> **Charts and diagrams as code**:
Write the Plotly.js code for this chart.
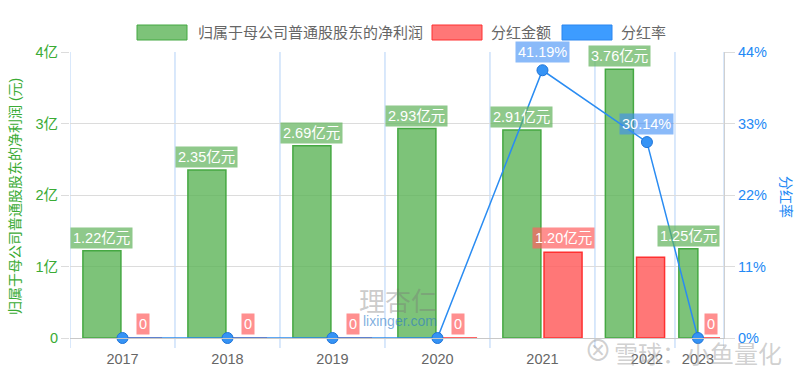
<!DOCTYPE html>
<html>
<head>
<meta charset="utf-8">
<script src="https://cdn.plot.ly/plotly-3.0.1.min.js"></script>
<style>html,body{margin:0;padding:0;background:#fff;}#chart{width:800px;height:374px;}</style>
</head>
<body>
<div id="chart"></div>
<script>
// ---- data ----
const years = ['2017', '2018', '2019', '2020', '2021', '2022', '2023'];
const netProfit = [1.22, 2.35, 2.69, 2.93, 2.91, 3.76, 1.25];   // 亿元
const dividend = [0, 0, 0, 0, 1.20, 1.13, 0];                  // 亿元
const payoutRatio = [0, 0, 0, 0, 41.19, 30.14, 0];             // %
const leftTickVals = [0, 1, 2, 3, 4];
const leftTickText = ['0', '1亿', '2亿', '3亿', '4亿'];
const rightTickVals = [0, 11, 22, 33, 44];
const rightTickText = ['0%', '11%', '22%', '33%', '44%'];
const seriesNames = ['归属于母公司普通股股东的净利润', '分红金额', '分红率'];

// ---- geometry (layout only) ----
const groupCenter = [0.5, 1.5, 2.5, 3.5, 4.5, 5.381, 5.995];
const groupBarW = [0.362, 0.362, 0.362, 0.362, 0.362, 0.267, 0.181];
const lineX = [0.5, 1.5, 2.5, 3.5, 4.5, 5.495, 5.981];
const bandEdges = [0, 1, 2, 3, 4, 5, 5.762, 6.229];
const GAP = 0.03;
const greenX = groupCenter.map((c, i) => c - (groupBarW[i] + GAP) / 2);
const redX = groupCenter.map((c, i) => c + (groupBarW[i] + GAP) / 2);
const hiddenRedLabels = [5];

const FONT = '"Liberation Sans", Arial, "Noto Sans CJK SC", sans-serif';
const CJK = '"Noto Sans CJK SC", sans-serif';
const GREEN_TXT = '#3aab35';
const BLUE_TXT = '#2389f5';

const traces = [
  {
    type: 'bar', name: seriesNames[0], x: greenX, y: netProfit, width: groupBarW,
    marker: {color: 'rgba(92,180,88,0.8)', line: {color: '#45a842', width: 1.5}},
    showlegend: false, hoverinfo: 'none'
  },
  {
    type: 'bar', name: seriesNames[1], x: redX, y: dividend, width: groupBarW,
    marker: {color: 'rgba(255,95,95,0.85)', line: {color: '#ff3030', width: 1.5}},
    showlegend: false, hoverinfo: 'none'
  },
  {
    type: 'scatter', mode: 'lines+markers', name: seriesNames[2], x: lineX, y: payoutRatio, yaxis: 'y2',
    line: {color: '#2a8cf2', width: 1.5},
    marker: {size: 11, color: '#3593f5', line: {color: '#1f74d8', width: 1}},
    showlegend: false, hoverinfo: 'none', cliponaxis: false
  }
];

const L = 70, R = 724, T = 52, B = 338;
const px = v => (v - L) / (R - L);
const py = v => (B - v) / (B - T);

const shapes = [];
// vertical light-blue band lines
bandEdges.forEach(e => {
  shapes.push({type: 'line', xref: 'x', yref: 'paper', x0: e, x1: e, y0: py(348), y1: 1,
    line: {color: '#b3d1f7', width: 1}, layer: 'below'});
});
// legend boxes
const legendBoxes = [
  {x0: 137, fill: 'rgba(92,180,88,0.8)', line: '#45a842'},
  {x0: 432, fill: 'rgba(255,95,95,0.85)', line: '#ff3030'},
  {x0: 562, fill: '#3d9cff', line: '#2a86f0'}
];
const legendTextX = [196, 489, 619];
legendBoxes.forEach(b => {
  shapes.push({type: 'rect', xref: 'paper', yref: 'paper', x0: px(b.x0), x1: px(b.x0 + 50), y0: py(40), y1: py(25),
    fillcolor: b.fill, line: {color: b.line, width: 1}});
});

const annotations = [];
seriesNames.forEach((n, i) => {
  annotations.push({xref: 'paper', yref: 'paper', x: px(legendTextX[i]), y: py(32.5), xanchor: 'left', yanchor: 'middle',
    text: n, showarrow: false, font: {family: FONT, size: 15, color: '#666'}});
});
// axis titles
annotations.push({xref: 'paper', yref: 'paper', x: px(15), y: py(197), textangle: -90, xanchor: 'center', yanchor: 'middle',
  text: '归属于母公司普通股股东的净利润 (元)', showarrow: false, font: {family: FONT, size: 14, color: GREEN_TXT}});
annotations.push({xref: 'paper', yref: 'paper', x: px(786), y: py(197), textangle: 90, xanchor: 'center', yanchor: 'middle',
  text: '分红率', showarrow: false, font: {family: FONT, size: 14, color: BLUE_TXT}});

// watermarks
annotations.push({xref: 'paper', yref: 'paper', x: px(398), y: py(299), xanchor: 'center', yanchor: 'middle',
  text: '理杏仁', showarrow: false,
  font: {family: CJK, size: 26, color: 'rgba(120,120,120,0.4)'}});
annotations.push({xref: 'paper', yref: 'paper', x: px(400), y: py(321), xanchor: 'center', yanchor: 'middle',
  text: 'lixinger.com', showarrow: false,
  font: {family: FONT, size: 14, color: 'rgba(40,120,200,0.6)'}});
annotations.push({xref: 'paper', yref: 'paper', x: px(598), y: py(351), xanchor: 'center', yanchor: 'middle',
  text: '⊗', showarrow: false,
  font: {family: FONT, size: 28, color: 'rgba(150,150,150,0.45)'}});
annotations.push({xref: 'paper', yref: 'paper', x: px(698), y: py(352), xanchor: 'center', yanchor: 'middle',
  text: '雪球：小鱼量化', showarrow: false,
  font: {family: CJK, size: 24, color: 'rgba(150,150,150,0.45)'}});

// data labels
netProfit.forEach((v, i) => {
  annotations.push({xref: 'x', yref: 'y', x: greenX[i], y: v, yanchor: 'bottom', xanchor: 'center', yshift: 2,
    text: v.toFixed(2) + '亿元', showarrow: false, bgcolor: 'rgba(95,178,90,0.7)', borderpad: 2,
    font: {family: FONT, size: 14.5, color: '#fff'}});
});
dividend.forEach((v, i) => {
  if (hiddenRedLabels.includes(i)) return;
  annotations.push({xref: 'x', yref: 'y', x: redX[i], y: v, yanchor: 'bottom', xanchor: 'center', yshift: 3,
    text: v === 0 ? '0' : v.toFixed(2) + '亿元', showarrow: false, bgcolor: 'rgba(255,95,95,0.7)', borderpad: 2,
    font: {family: FONT, size: 14.5, color: '#fff'}});
});
payoutRatio.forEach((v, i) => {
  if (v === 0) return;
  annotations.push({xref: 'x', yref: 'y2', x: lineX[i], y: v, yanchor: 'bottom', xanchor: 'center', yshift: 7,
    text: v.toFixed(2) + '%', showarrow: false, bgcolor: 'rgba(60,140,245,0.6)', borderpad: 2,
    font: {family: FONT, size: 14.5, color: '#fff'}});
});

const layout = {
  width: 800, height: 374,
  margin: {l: L, r: 800 - R, t: T, b: 374 - B, pad: 0},
  paper_bgcolor: '#fff', plot_bgcolor: '#fff',
  barmode: 'overlay',
  showlegend: false,
  font: {family: FONT},
  xaxis: {
    range: [0, bandEdges[bandEdges.length - 1]], tickvals: lineX, ticktext: years,
    showgrid: false, zeroline: false, ticks: '', showline: true, linecolor: '#c8c8c8', linewidth: 1,
    tickfont: {family: FONT, size: 14.5, color: '#666'}, fixedrange: true, ticklabelstandoff: 8
  },
  yaxis: {
    range: [0, 4], tickvals: leftTickVals, ticktext: leftTickText,
    showgrid: true, gridcolor: '#dcdcdc', zeroline: false, showline: false,
    ticks: 'outside', ticklen: 8, tickcolor: '#dcdcdc',
    tickfont: {family: FONT, size: 14.5, color: GREEN_TXT}, fixedrange: true
  },
  yaxis2: {
    overlaying: 'y', side: 'right', range: [0, 44], tickvals: rightTickVals, ticktext: rightTickText,
    showgrid: false, zeroline: false, showline: true, linecolor: '#d0d0d0',
    ticks: 'outside', ticklen: 10, tickcolor: '#dcdcdc',
    tickfont: {family: FONT, size: 14.5, color: BLUE_TXT}, fixedrange: true
  },
  shapes: shapes,
  annotations: annotations
};

Plotly.newPlot('chart', traces, layout, {displayModeBar: false, staticPlot: true});
</script>
</body>
</html>
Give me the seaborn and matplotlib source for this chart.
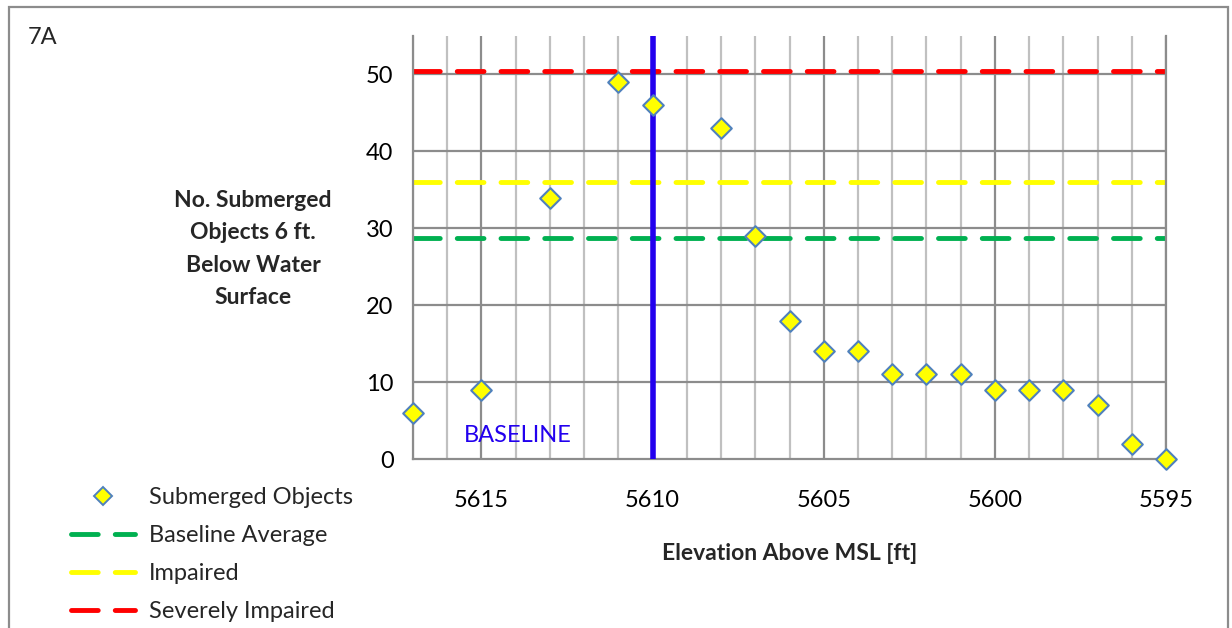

> **Task objective**: Starting at the first line of the records above, set down each line exactly through the one that holds "const seriesNames = ['归属于母公司普通股股东的净利润', '分红金额', '分红率'];". Omit pictures.

> **Result of this task**:
Write the Plotly.js code for this chart.
<!DOCTYPE html>
<html>
<head>
<meta charset="utf-8">
<script src="https://cdn.plot.ly/plotly-3.0.1.min.js"></script>
<style>html,body{margin:0;padding:0;background:#fff;}#chart{width:800px;height:374px;}</style>
</head>
<body>
<div id="chart"></div>
<script>
// ---- data ----
const years = ['2017', '2018', '2019', '2020', '2021', '2022', '2023'];
const netProfit = [1.22, 2.35, 2.69, 2.93, 2.91, 3.76, 1.25];   // 亿元
const dividend = [0, 0, 0, 0, 1.20, 1.13, 0];                  // 亿元
const payoutRatio = [0, 0, 0, 0, 41.19, 30.14, 0];             // %
const leftTickVals = [0, 1, 2, 3, 4];
const leftTickText = ['0', '1亿', '2亿', '3亿', '4亿'];
const rightTickVals = [0, 11, 22, 33, 44];
const rightTickText = ['0%', '11%', '22%', '33%', '44%'];
const seriesNames = ['归属于母公司普通股股东的净利润', '分红金额', '分红率'];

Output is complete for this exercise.